September 9, 2009
A few weeks after Sept. 11, I visited the site of the wreckage with a group of Jewish journalists. The makeshift museum that had sprung up along the perimeter fence — photos, snapshots, handmade “Have You Seen Her?” posters, flowers and toys — was as tragic as anything I’ve ever seen.
Thinking back to that day, the memory feels unreal, otherworldly.
Our guide was Rabbi Brad Hirschfield, an Orthodox-ordained leader of CLAL, a cross-denominational national organization for Jewish learning and leadership. Hirschfield allowed us to sit, stunned, on a bench in Battery Park, to gather our wits. Society, he assured us, would begin to find a way to incorporate this massive, life-altering historic event into its collective memory. Jewish tradition, which has cornered the market on how to mark disaster, would be a guide for society at large. We would help find the liturgy and rituals that would ensure that Sept. 11 and its lessons would never be forgotten.
Well, we didn’t and they have been.
The news just from the last few weeks shows that whatever outrage and vigilance the terror attacks should have inspired has gone flaccid.
On Aug. 21, the Libyan agent convicted of the 1988 Lockerbie bombing returned home from a Scottish prison. Scottish Justice Secretary Kenny MacAskill released Abdelbaset Ali Mohmed al-Megrahi on “compassionate grounds,” because the 57-year-old had prostate cancer. On his arrival in Tripoli, al-Megrahi received a hero’s welcome and was feted days later at the celebrations marking Libyan leader Moammar Qaddafi’s 40th year in power. The world was outraged, but not for long.
This week, the Iranian parliament approved President Mahmoud Ahmadinejad’s nominee for defense minister — Ahmad Vahidi — a man wanted in the 1994 AMIA Jewish center bombing in Buenos Aires, which killed 85 people. The world was outraged at Vahidi’s nomination, but not for long.
I’d like to be able to predict that it’s only a matter of time before a memorial to Sept. 11 rises in some Muslim country honoring the hijackers. But that already happened — in London, England. In 2003, the radical Islamist group Al-Muhajiroun organized an event honoring “The Magnificent 19.” The fact that the group was subsequently banned by the British government, in 2005, has been well reported. What hasn’t been reported is that this past June, the group relaunched its activities.
“We would like to declare that after almost 15 years since the establishment of Al-Muhajiroun, and five years since its disbandment,” the Web site reads, “Al-Muhajiroun is to be relaunched in the United Kingdom and to resume its activities as normal.”
Eight years since Sept. 11, America is still trying to beat back an Islamist tide in Afghanistan and Iraq, still trying to find Osama bin Laden and still dependent on Middle East oil.
The world was outraged, but not for long.
I’m assuming that finding a way to remember Sept. 11 will necessarily increase the chances that society will identify extremists, stand up to them and commit to policies that make us less vulnerable to them.
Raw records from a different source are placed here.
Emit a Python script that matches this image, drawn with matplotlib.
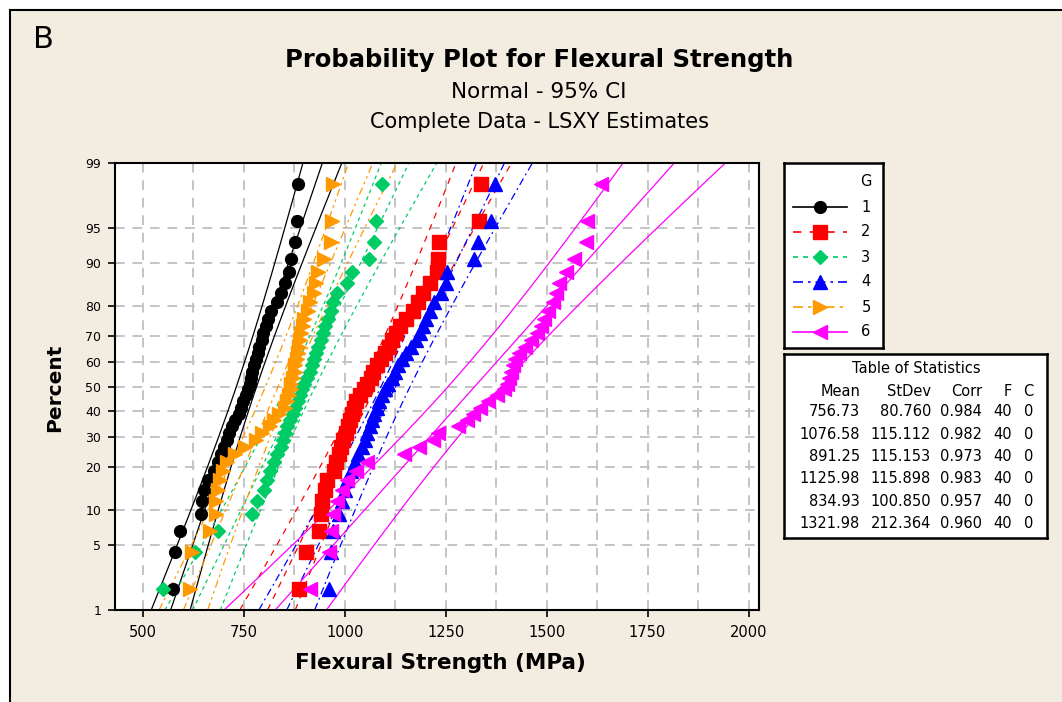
import numpy as np
import matplotlib
matplotlib.use("Agg")
import matplotlib.pyplot as plt
from matplotlib.patches import Rectangle
from matplotlib.lines import Line2D
from matplotlib.ticker import MultipleLocator
from statistics import NormalDist

W, H = 1062, 702

# Flexural strength (MPa), 40 specimens per group
g1 = [575, 579, 593, 645, 646, 652, 662, 675, 687, 694,
      702, 709, 714, 722, 729, 737, 744, 749, 756, 761,
      766, 769, 771, 776, 780, 784, 787, 794, 797, 804,
      811, 818, 831, 841, 853, 861, 868, 877, 881, 884]
g2 = [886, 903, 936, 940, 944, 950, 955, 973, 979, 986,
      991, 996, 1002, 1009, 1014, 1018, 1022, 1029, 1039, 1047,
      1054, 1064, 1071, 1081, 1091, 1099, 1109, 1117, 1126, 1138,
      1151, 1168, 1181, 1195, 1210, 1228, 1231, 1233, 1332, 1337]
g3 = [549, 630, 685, 771, 783, 799, 808, 816, 825, 833,
      841, 846, 852, 858, 864, 873, 878, 883, 889, 894,
      900, 907, 913, 918, 923, 928, 934, 940, 945, 951,
      958, 965, 972, 982, 1005, 1019, 1059, 1072, 1077, 1093]
g4 = [961, 967, 972, 985, 992, 1000, 1005, 1015, 1025, 1032,
      1042, 1049, 1056, 1062, 1068, 1073, 1079, 1085, 1092, 1099,
      1108, 1116, 1124, 1131, 1141, 1151, 1164, 1176, 1186, 1193,
      1202, 1211, 1221, 1238, 1250, 1253, 1321, 1331, 1362, 1372]
g5 = [617, 621, 667, 680, 682, 685, 692, 699, 709, 727,
      754, 779, 796, 814, 826, 838, 851, 858, 863, 866,
      868, 872, 876, 878, 881, 883, 886, 888, 892, 896,
      900, 908, 915, 923, 930, 935, 948, 967, 969, 970]
g6 = [915, 960, 967, 972, 980, 992, 1005, 1027, 1054, 1146,
      1183, 1218, 1231, 1280, 1303, 1317, 1335, 1355, 1377, 1394,
      1402, 1407, 1412, 1417, 1422, 1432, 1447, 1461, 1476, 1486,
      1494, 1504, 1516, 1524, 1531, 1548, 1568, 1598, 1601, 1635]
data = [g1, g2, g3, g4, g5, g6]

groups = ['1', '2', '3', '4', '5', '6']
means = [756.73, 1076.58, 891.25, 1125.98, 834.93, 1321.98]
stdevs = [80.760, 115.112, 115.153, 115.898, 100.850, 212.364]
corrs = [0.984, 0.982, 0.973, 0.983, 0.957, 0.960]
fails = [40, 40, 40, 40, 40, 40]
cens = [0, 0, 0, 0, 0, 0]

pct_ticks = [1, 5, 10, 20, 30, 40, 50, 60, 70, 80, 90, 95, 99]
x_ticks = [500, 750, 1000, 1250, 1500, 1750, 2000]

colors = ['black', '#FF0000', '#00CC66', '#0000FF', '#FF9900', '#FF00FF']
markers = ['o', 's', 'D', '^', '>', '<']
msizes = [8.5, 9.5, 6.8, 10, 9.5, 9.5]
dashes = [None, (5, 5), (3, 3), (6, 3, 1.5, 3), (6, 3, 2, 3, 2, 3), None]

nd = NormalDist()


def pz(p):
    return nd.inv_cdf(p)


def px(x, y):
    # figure pixel position -> figure fraction
    return x / W, 1 - y / H


plt.rcParams['font.family'] = ['DejaVu Sans']

fig = plt.figure(figsize=(W / 100, H / 100), dpi=100, facecolor='white')
fig.patches.append(Rectangle((10 / W, -0.1), 1.2, 1.1 - 10 / H, transform=fig.transFigure,
                             facecolor='#F3EDE1', edgecolor='black', lw=1.5, zorder=-10))

ax = fig.add_axes([115 / W, 1 - 610 / H, (759 - 115) / W, (610 - 163) / H])
ax.set_facecolor('white')

zlo, zhi = pz(0.01), pz(0.99)
zz = np.linspace(zlo, zhi, 300)

for k in range(6):
    vals = np.sort(np.array(data[k], dtype=float))
    n = len(vals)
    pos = (np.arange(1, n + 1) - 0.3) / (n + 0.4)
    zs = np.array([pz(p) for p in pos])
    mu, sd = means[k], stdevs[k]
    fit = mu + sd * zz
    half = 1.96 * sd * np.sqrt(1 / n + zz ** 2 / (2 * n))
    for curve in (fit, fit - half, fit + half):
        ln, = ax.plot(curve, zz, color=colors[k], lw=0.9, zorder=2)
        if dashes[k] is not None:
            ln.set_dashes(dashes[k])
    ax.plot(vals, zs, ls='none', marker=markers[k], ms=msizes[k],
            color=colors[k], mec=colors[k], zorder=3 + k)

ax.set_xlim(431, 2026)
ax.set_ylim(zlo, zhi)
ax.set_xticks(x_ticks)
ax.xaxis.set_minor_locator(MultipleLocator(125))
ax.set_yticks([pz(p / 100) for p in pct_ticks])
ax.set_yticklabels([str(p) for p in pct_ticks])
ax.tick_params(axis='x', which='major', length=5, width=1.2, labelsize=10.5, pad=6)
ax.tick_params(axis='x', which='minor', length=0)
ax.tick_params(axis='y', length=5, width=1.2, labelsize=9, pad=5)
ax.grid(True, which='both', color='#C4C4C4', lw=1.4, ls=(0, (5, 4)), zorder=0)
ax.set_axisbelow(True)
for s in ax.spines.values():
    s.set_linewidth(1.5)

# titles and axis labels
fig.text(*px(33, 40), 'B', fontsize=22, ha='left', va='center')
fig.text(*px(539, 60), 'Probability Plot for Flexural Strength', fontsize=17.5,
         fontweight='bold', ha='center', va='center')
fig.text(*px(539, 92), 'Normal - 95% CI', fontsize=15.5, ha='center', va='center')
fig.text(*px(540, 122), 'Complete Data - LSXY Estimates', fontsize=15, ha='center', va='center')
fig.text(*px(55, 388), 'Percent', fontsize=14.5, fontweight='bold', rotation=90,
         ha='center', va='center')
fig.text(*px(440, 663), 'Flexural Strength (MPa)', fontsize=15.5, fontweight='bold',
         ha='center', va='center')

# legend box
lx0, ly0, lx1, ly1 = 784, 163, 883, 348
lax = fig.add_axes([lx0 / W, 1 - ly1 / H, (lx1 - lx0) / W, (ly1 - ly0) / H])
lax.set_xlim(lx0, lx1)
lax.set_ylim(ly1, ly0)
lax.set_xticks([])
lax.set_yticks([])
for s in lax.spines.values():
    s.set_linewidth(1.8)
lax.text(866, 181, 'G', fontsize=10.5, ha='center', va='center')
for k in range(6):
    yy = 207 + 25 * k
    ln = Line2D([793, 847], [yy, yy], color=colors[k], lw=1.2)
    if dashes[k] is not None:
        ln.set_dashes(dashes[k])
    lax.add_line(ln)
    lax.plot([820], [yy], marker=markers[k], ms=msizes[k], color=colors[k], ls='none')
    lax.text(866, yy, groups[k], fontsize=10.5, ha='center', va='center')

# table of statistics
tx0, ty0, tx1, ty1 = 784, 354, 1047, 538
tax = fig.add_axes([tx0 / W, 1 - ty1 / H, (tx1 - tx0) / W, (ty1 - ty0) / H])
tax.set_xlim(tx0, tx1)
tax.set_ylim(ty1, ty0)
tax.set_xticks([])
tax.set_yticks([])
for s in tax.spines.values():
    s.set_linewidth(1.8)
tax.text(916, 368, 'Table of Statistics', fontsize=10.5, ha='center', va='center')
col_x = [860, 931, 982, 1012, 1033]
heads = ['Mean', 'StDev', 'Corr', 'F', 'C']
for cx, hd in zip(col_x, heads):
    tax.text(cx, 391, hd, fontsize=10.5, ha='right', va='center')
for k in range(6):
    yy = 412 + 22.3 * k
    cells = [f'{means[k]:.2f}', f'{stdevs[k]:.3f}', f'{corrs[k]:.3f}',
             str(fails[k]), str(cens[k])]
    for cx, c in zip(col_x, cells):
        tax.text(cx, yy, c, fontsize=10.5, ha='right', va='center')

fig.savefig('out.png', dpi=100, facecolor=fig.get_facecolor())
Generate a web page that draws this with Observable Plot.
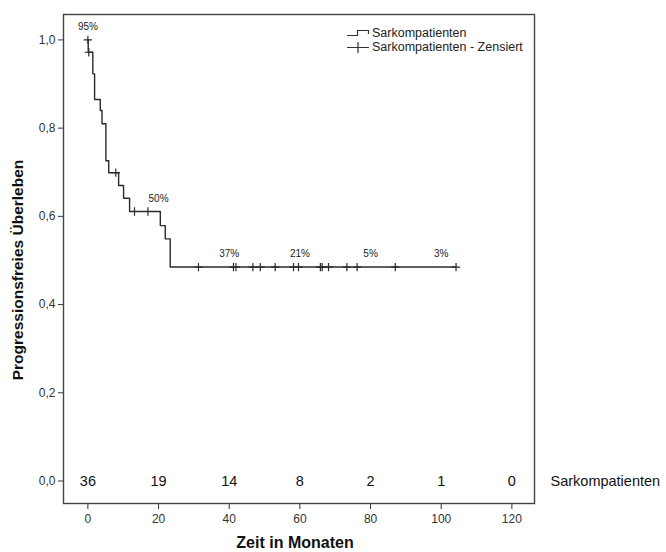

But I know there’s some wishful thinking in that. Sept. 11 has become as heavily politicized as Glenn Beck’s tears.
This week the right is using Sept. 11 to bash President Barack Obama for trying to mark the anniversary with a day of service — is there anything more socialist than volunteering! — and the left is using it to re-attack George W. Bush for following Sept. 11 with a war in Iraq. The moderate left and right are using “the lessons of 9/11” to justify the extent of American involvement in Afghanistan, while the loony left and right come together in pushing any number of conspiracy theories over what happened that day. Google Sept. 11, and the first page of results has more about the conspiracies than about the victims or the lessons.
Meanwhile, polls show that Americans, while acknowledging the day’s impact, are at a loss at how to mark it. A 2007 USA TODAY/Gallup Poll found that while 71 percent of Americans called Sept. 11 the most memorable news event of their lifetime, only 6 percent said they would observe the anniversary in a formal way. Since 2007, the number of events, and the media’s coverage of them, has only dwindled.
America, the scholar Edward Linenthal pointed out, doesn’t do anniversaries on off years. Strange as this may seem for a nation founded in 1776, our collective memory works better in 0s and 5s. We prefer even numbers.
That means that in two years, the 10th anniversary of Sept. 11 will see a resurgence, if not a surfeit, of ceremony and memorial. And that gives the Jewish community an opportunity to begin developing a Sept. 11 liturgy and ritual for use on the 10th anniversary that will still be powerful on the 100th, that will see that the lessons aren’t lost and the sense of moral outrage is forever renewed. It’s a tall order, but here we are about to mark the creation of the world, after 6,000 years. We know from memorials, and we should help make sure the world gets this one right.